Abdel Fattah al-Sissi's last main challenger for the presidency pulled out on Wednesday, saying any hope of a new start for Egypt had ended in a race that is all but certain to deliver the leader a second landslide.
Former military commander Sissi was elected in 2014, a year after he led the army to oust Islamist President Mohamed Mursi.
After rights lawyer Khaled Ali's withdrawal on Wednesday and the arrest of the only serious challenger, former military chief of staff Sami Anan the day before, the March 26-28 vote now faces the prospect of featuring only one candidate.
Ali announced he was withdrawing from the race just hours after Sissi launched his own bid. He said his supporters were being intimidated and the electoral process was corrupt.
"People's confidence in the possibility of transforming electoral gains into a chance for a new beginning, has unfortunately, in our view, for now ended," Ali said at a news conference in central Cairo.
"We announce our decision not to enter this race."
Ali said there was "stubbornness by the electoral commission and many violations" in favor of Sissi.
The electoral commission has said it will ensure the vote is fair and transparent. Egypt's president's office and government press centre have not commented on the election race.
Other candidates have until Jan. 29 to register before a final list is announced on Feb. 20. A small crop of lesser-known challengers have announced their intention to run but it is far from certain they will garner the necessary nominations required under Egyptian law to actually run.
Egypt, one of the top recipients of U.S. foreign aid, was rocked by unrest that followed mass protests in 2011 which ousted Hosni Mubarak, one of four Arab leaders to be toppled by a series of uprisings across the region.
Supporters say Sissi has brought more security since 2013, although the country faces a stubborn Islamic State insurgency in the North Sinai region. Critics say his popularity has been damaged by austerity reforms and a crackdown on dissidents.
Ali's announcement came a day after Egyptian authorities detained the last challenger seen as a real threat to Sissi's re-election, ex-military chief of staff Lieutenant General Anan.
The army accused Anan of breaking the law by running for office without permission and his campaign was halted in its tracks.
Anan's son, Samir, said police had raided the family home late on Tuesday. "They took everything they found in his office ... they stayed until about 1 a.m.," he said.
The United Nations said it was concerned about reports of Anan's arrest. "We urge the authorities in Egypt to ensure that the election campaign is conducted in a credible, inclusive, peaceful and participatory manner," U.N. spokesman Stephane Dujarric told reporters in New York.
Amnesty International said on Wednesday this was a "brazen attack" on freedom of expression and political participation.
"Anan is among a growing number of candidates arrested or convicted on trumped up charges by the Egyptian authorities," the London-based rights group said in a statement.
Egypt was "hell-bent" on arresting and harassing anyone who stood against Sissi, Amnesty said.

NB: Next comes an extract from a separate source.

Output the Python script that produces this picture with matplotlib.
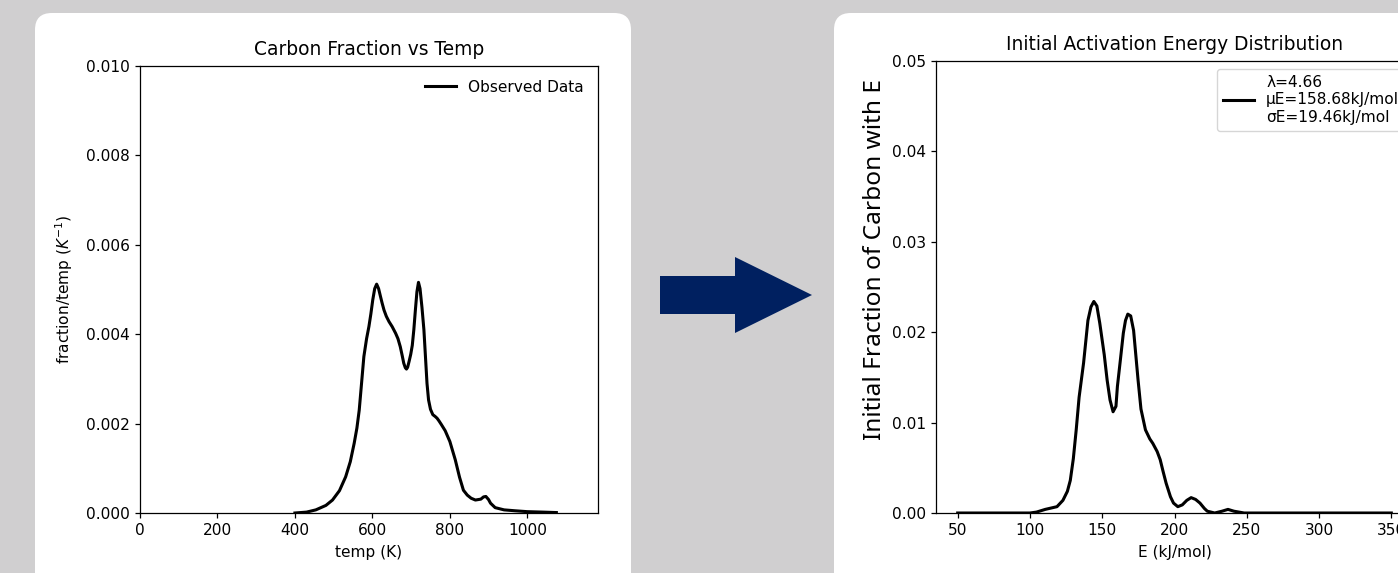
import matplotlib
matplotlib.use("Agg")
import matplotlib.pyplot as plt
from matplotlib.patches import FancyBboxPatch, Polygon
from matplotlib.ticker import FormatStrFormatter

# ---- data: left chart (observed carbon fraction per K) ----
temp_K = [400, 430, 454, 480, 497, 515, 531, 543, 553, 560, 566, 572, 578, 585,
          591, 596, 601, 606, 611, 616, 621, 625, 630, 636, 643, 651, 660, 666,
          672, 677, 681, 685, 688, 691, 695, 699, 703, 707, 711, 715, 719, 723,
          728, 733, 737, 741, 745, 750, 756, 762, 767, 772, 778, 788, 800, 814,
          825, 835, 845, 855, 866, 880, 887, 893, 900, 905, 917, 940, 968, 1000,
          1040, 1075]
frac_per_K = [0.0, 0.00002, 0.00007, 0.00017, 0.00029, 0.00050, 0.00081, 0.00115,
              0.00156, 0.0019, 0.0023, 0.0029, 0.0035, 0.0039, 0.00417, 0.00445,
              0.00477, 0.00502, 0.00512, 0.00502, 0.00484, 0.0047, 0.00454,
              0.0044, 0.00428, 0.00417, 0.00402, 0.0039, 0.00372, 0.00352,
              0.00335, 0.00325, 0.00322, 0.00326, 0.0034, 0.00355, 0.00375,
              0.0041, 0.00454, 0.00495, 0.00516, 0.00502, 0.00460, 0.0041, 0.0035,
              0.0029, 0.00253, 0.00232, 0.0022, 0.00216, 0.00212, 0.00206,
              0.00198, 0.00184, 0.0016, 0.00119, 0.0008, 0.00051, 0.0004,
              0.00033, 0.00029, 0.00031, 0.00036, 0.00037, 0.0003, 0.00022,
              0.00012, 0.00007, 0.00005, 0.00003, 0.00002, 0.00001]

# ---- data: right chart (initial activation energy distribution) ----
energy_kJ = [50, 70, 90, 100, 104.5, 110.6, 118.7, 122.8, 125.9, 127.9, 130, 132,
             134, 137.1, 140.1, 142.2, 144.2, 146.3, 148.3, 151.4, 153.4, 155.4,
             157.5, 159.5, 160.5, 162.6, 164.6, 166.1, 167.7, 169.7, 171.7, 174.8,
             176.8, 179.9, 182.9, 185, 188, 190.1, 192.1, 194.2, 197.2, 199.3,
             202.3, 205.4, 208.5, 211.5, 214.6, 217.6, 220.7, 222.7, 227.8, 232.9,
             237, 241.1, 248.2, 263.5, 300, 350]
frac_E = [0, 0, 0, 0, 0.0001, 0.0004, 0.0007, 0.0014, 0.0024, 0.0036, 0.0060,
          0.0092, 0.0128, 0.0166, 0.0213, 0.0228, 0.0234, 0.0229, 0.0210, 0.0175,
          0.0147, 0.0125, 0.0112, 0.0118, 0.0140, 0.0170, 0.0199, 0.0213, 0.0220,
          0.0218, 0.0202, 0.0147, 0.0115, 0.0092, 0.0082, 0.0077, 0.0068, 0.0059,
          0.0046, 0.0033, 0.0018, 0.0011, 0.0007, 0.0009, 0.0014, 0.0017, 0.0015,
          0.0011, 0.0005, 0.0002, 0.0, 0.0002, 0.0004, 0.0002, 0.0, 0, 0, 0]

left_ticks_x = [0, 200, 400, 600, 800, 1000]
left_ticks_y = [0.000, 0.002, 0.004, 0.006, 0.008, 0.010]
right_ticks_x = [50, 100, 150, 200, 250, 300, 350]
right_ticks_y = [0.00, 0.01, 0.02, 0.03, 0.04, 0.05]
legend_left = "Observed Data"
legend_right = "λ=4.66\nμE=158.68kJ/mol\nσE=19.46kJ/mol"

FS = 11.1
plt.rcParams.update({"font.size": FS, "xtick.labelsize": FS, "ytick.labelsize": FS,
                     "axes.linewidth": 0.9, "xtick.major.size": 3.9,
                     "ytick.major.size": 3.9, "xtick.major.width": 0.9,
                     "ytick.major.width": 0.9})

W, H = 1398, 573
fig = plt.figure(figsize=(W / 100, H / 100), dpi=100)
fig.patch.set_facecolor("#d0cfd0")

def px_box(x0, y0, x1, y1):
    return (x0 / W, 1 - y1 / H, (x1 - x0) / W, (y1 - y0) / H)

# white panels
for (x0, y0, x1, y1) in [(35, 13, 631, 600), (834, 13, 1440, 600)]:
    bx, by, bw, bh = px_box(x0, y0, x1, y1)
    fig.patches.append(FancyBboxPatch((bx, by), bw, bh,
                                      boxstyle="round,pad=0,rounding_size=0.012",
                                      transform=fig.transFigure, facecolor="white",
                                      edgecolor="none", zorder=-2,
                                      mutation_aspect=W / H))

# arrow
arrow_px = [(660, 276), (735, 276), (735, 257), (812, 295), (735, 333),
            (735, 314), (660, 314)]
fig.patches.append(Polygon([(x / W, 1 - y / H) for x, y in arrow_px], closed=True,
                           transform=fig.transFigure, facecolor="#002060",
                           edgecolor="none", zorder=-1))

# left axes
ax1 = fig.add_axes(px_box(140, 66, 598, 513))
ax1.plot(temp_K, frac_per_K, color="black", lw=2.2, label=legend_left,
         solid_joinstyle="round")
ax1.set_xlim(0, 1075 * 1.1)
ax1.set_ylim(0, 0.010)
ax1.set_xticks(left_ticks_x)
ax1.set_yticks(left_ticks_y)
ax1.yaxis.set_major_formatter(FormatStrFormatter("%.3f"))
ax1.set_title("Carbon Fraction vs Temp", fontsize=13.4, pad=8)
ax1.set_xlabel("temp (K)", labelpad=5)
ax1.set_ylabel("fraction/temp ($K^{-1}$)")
ax1.yaxis.set_label_coords(-0.143, 0.5)
ax1.legend(loc="upper right", frameon=False)

# right axes
ax2 = fig.add_axes(px_box(936, 61, 1413, 513))
ax2.plot(energy_kJ, frac_E, color="black", lw=2.2, label=legend_right,
         solid_joinstyle="round")
ax2.set_xlim(35, 365)
ax2.set_ylim(0, 0.05)
ax2.set_xticks(right_ticks_x)
ax2.set_yticks(right_ticks_y)
ax2.yaxis.set_major_formatter(FormatStrFormatter("%.2f"))
ax2.set_title("Initial Activation Energy Distribution", fontsize=13.4, pad=8)
ax2.set_xlabel("E (kJ/mol)", labelpad=5)
ax2.set_ylabel("Initial Fraction of Carbon with E", fontsize=17.6,
               family=["Noto Sans", "DejaVu Sans"])
ax2.yaxis.set_label_coords(-0.103, 0.56)
ax2.legend(loc="upper right")

fig.savefig("out.png", dpi=100, facecolor=fig.get_facecolor())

Candidates challenging Sissi have described sweeping efforts to kill off their campaigns before they begin, with media attacks, intimidation of supporters, and a nomination process stacked in favour of the former general.

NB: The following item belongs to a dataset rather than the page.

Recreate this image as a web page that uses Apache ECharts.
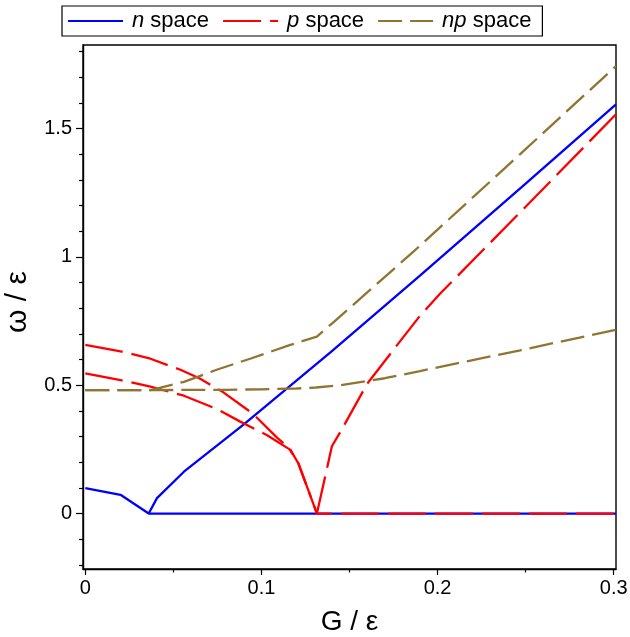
<!DOCTYPE html>
<html>
<head>
<meta charset="utf-8">
<script src="https://cdn.jsdelivr.net/npm/echarts@6/dist/echarts.min.js"></script>
<style>
html,body{margin:0;padding:0;background:#fff;}
#chart{width:630px;height:637px;}
</style>
</head>
<body>
<div id="chart"></div>
<script>
// ---- data ----
const seriesNames = ['n space', 'p space', 'np space'];

const xMajorTicks = [0, 0.1, 0.2, 0.3];
const xMinorTicks = [0.05, 0.15, 0.25];
const yMajorTicks = [0, 0.5, 1, 1.5];
const yMinorTicks = [-0.2, -0.1, 0.1, 0.2, 0.3, 0.4, 0.6, 0.7, 0.8, 0.9, 1.1, 1.2, 1.3, 1.4, 1.6, 1.7, 1.8];

const xRange = [-0.0013, 0.3013];
const yRange = [-0.216, 1.825];

// n space (solid blue)
const nSpaceLow = [[0, 0.099], [0.02, 0.073], [0.036, 0], [0.3013, 0]];
const nSpaceHigh = [[0.036, 0], [0.0407, 0.06], [0.056, 0.163], [0.09, 0.347], [0.14, 0.633], [0.19, 0.927], [0.25, 1.285], [0.3013, 1.594]];

// p space (red long dash)
const pSpaceUpper = [[0, 0.657], [0.02, 0.632], [0.037, 0.603], [0.054, 0.56], [0.065, 0.526], [0.078, 0.474], [0.095, 0.39], [0.109, 0.295], [0.116, 0.254], [0.121, 0.195], [0.1315, 0], [0.3013, 0]];
const pSpaceLower = [[0, 0.546], [0.02, 0.52], [0.037, 0.494], [0.056, 0.459], [0.075, 0.406], [0.088, 0.358], [0.103, 0.306], [0.116, 0.25], [0.121, 0.195], [0.1315, 0]];
const pSpaceRising = [[0.1315, 0], [0.14, 0.262], [0.145, 0.32], [0.16, 0.505], [0.177, 0.656], [0.19, 0.77], [0.2015, 0.857], [0.25, 1.195], [0.3013, 1.555]];

// np space (brown dash)
const npSpaceLower = [[0, 0.481], [0.04, 0.481], [0.08, 0.482], [0.1, 0.484], [0.12, 0.487], [0.131, 0.491], [0.145, 0.5], [0.17, 0.527], [0.19, 0.555], [0.2469, 0.636], [0.3013, 0.716]];
const npSpaceUpper = [[0, 0.481], [0.037, 0.481], [0.056, 0.513], [0.075, 0.561], [0.094, 0.604], [0.116, 0.656], [0.1315, 0.689], [0.141, 0.746], [0.1863, 1.02], [0.2469, 1.40], [0.3013, 1.743]];

// ---- styling ----
const FONT = '"Liberation Sans", Arial, Helvetica, sans-serif';
const BLUE = '#0000ff', RED = '#ff0000', BROWN = '#917431';
const RED_DASH = [38, 9], BROWN_DASH = [24, 8];
const LW = 2.3;

function lineSeries(name, data, color, dash) {
  return {
    type: 'line', name: name, data: data,
    symbol: 'none', showSymbol: false, animation: false, clip: true,
    itemStyle: { color: color },
    lineStyle: { color: color, width: LW, type: dash || 'solid' },
    emphasis: { disabled: true }
  };
}

const chart = echarts.init(document.getElementById('chart'), null, { renderer: 'canvas' });

const axisLineStyle = { show: true, onZero: false, lineStyle: { color: '#000', width: 1.4 } };
const hiddenLine = { show: false, onZero: false };
const tickStyle = { color: '#000', width: 1.2 };

chart.setOption({
  backgroundColor: '#fff',
  animation: false,
  grid: {
    left: 83, top: 45, right: 14, bottom: 68,
    containLabel: false, outerBoundsMode: 'none',
    show: true, borderColor: '#000', borderWidth: 1.4, backgroundColor: 'transparent'
  },
  legend: {
    data: seriesNames,
    left: 62, top: 6,
    padding: [4, 11, 4, 5],
    itemWidth: 55, itemHeight: 16, itemGap: 13,
    borderColor: '#000', borderWidth: 1.2,
    selectedMode: false,
    itemStyle: { color: 'rgba(0,0,0,0)', borderWidth: 0, opacity: 0 },
    textStyle: {
      fontFamily: FONT, fontSize: 22, color: '#000',
      rich: {
        i: { fontFamily: FONT, fontSize: 22, fontStyle: 'italic', color: '#000', padding: [0, 0, 0, 4] },
        r: { fontFamily: FONT, fontSize: 22, color: '#000' }
      }
    },
    formatter: function (name) {
      const k = name.indexOf(' ');
      return '{i|' + name.slice(0, k) + '}{r|' + name.slice(k) + '}';
    }
  },
  xAxis: [
    {
      type: 'value', min: xRange[0], max: xRange[1], position: 'bottom',
      axisLine: axisLineStyle,
      axisTick: { show: true, customValues: xMajorTicks, length: 6, inside: false, lineStyle: tickStyle },
      axisLabel: { customValues: xMajorTicks, fontFamily: FONT, fontSize: 20, color: '#000', margin: 9,
        formatter: function (v) { return String(v); } },
      splitLine: { show: false },
      name: 'G / ε', nameLocation: 'middle', nameGap: 39,
      nameTextStyle: { fontFamily: FONT, fontSize: 28, color: '#000' }
    },
    {
      type: 'value', min: xRange[0], max: xRange[1], position: 'bottom', gridIndex: 0,
      axisLine: hiddenLine,
      axisTick: { show: true, customValues: xMinorTicks, length: 3.5, inside: false, lineStyle: tickStyle },
      axisLabel: { show: false },
      splitLine: { show: false }
    }
  ],
  yAxis: [
    {
      type: 'value', min: yRange[0], max: yRange[1], position: 'left',
      axisLine: axisLineStyle,
      axisTick: { show: true, customValues: yMajorTicks, length: 7, inside: false, lineStyle: tickStyle },
      axisLabel: { customValues: yMajorTicks, fontFamily: FONT, fontSize: 20, color: '#000', margin: 11,
        formatter: function (v) { return String(v); } },
      splitLine: { show: false },
      name: 'ω / ε', nameLocation: 'middle', nameGap: 50,
      nameTextStyle: { fontFamily: FONT, fontSize: 30, color: '#000', padding: [0, 0, 0, 10] }
    },
    {
      type: 'value', min: yRange[0], max: yRange[1], position: 'left', gridIndex: 0,
      axisLine: hiddenLine,
      axisTick: { show: true, customValues: yMinorTicks, length: 4, inside: false, lineStyle: tickStyle },
      axisLabel: { show: false },
      splitLine: { show: false }
    }
  ],
  series: [
    lineSeries('n space', nSpaceLow, BLUE, null),
    lineSeries('n space', nSpaceHigh, BLUE, null),
    lineSeries('p space', pSpaceUpper, RED, RED_DASH),
    lineSeries('p space', pSpaceLower, RED, RED_DASH),
    lineSeries('p space', pSpaceRising, RED, RED_DASH),
    lineSeries('np space', npSpaceLower, BROWN, BROWN_DASH),
    lineSeries('np space', npSpaceUpper, BROWN, BROWN_DASH)
  ]
});
</script>
</body>
</html>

When he announced last week he intended to run, he listed Egypt's achievements in his first term and said: "Building the state takes 16 to 20 years, I am trying to finish it in eight years, God willing."
Sissi has vowed to crush Islamist militants and revive a battered economy. Tough fiscal reforms introduced over the past year, in line with a $12 billion International Monetary Fund loan, hit Egyptians hard but has attracted new foreign investors and economists expect growth to pick up.
The Islamic State insurgency in North Sinai has expanded to include civilian targets in the past year. Egypt this month renewed its state of emergency for three more months, broadening the power of authorities to crack down on what it calls enemies of the state.
Sissi addressed police officers on the eve of annual Police Day, which is also the date that Egypt's 2011 uprising began.
"Stick to the goal ... we are talking about construction and development. No one (should) make us go astray," he said.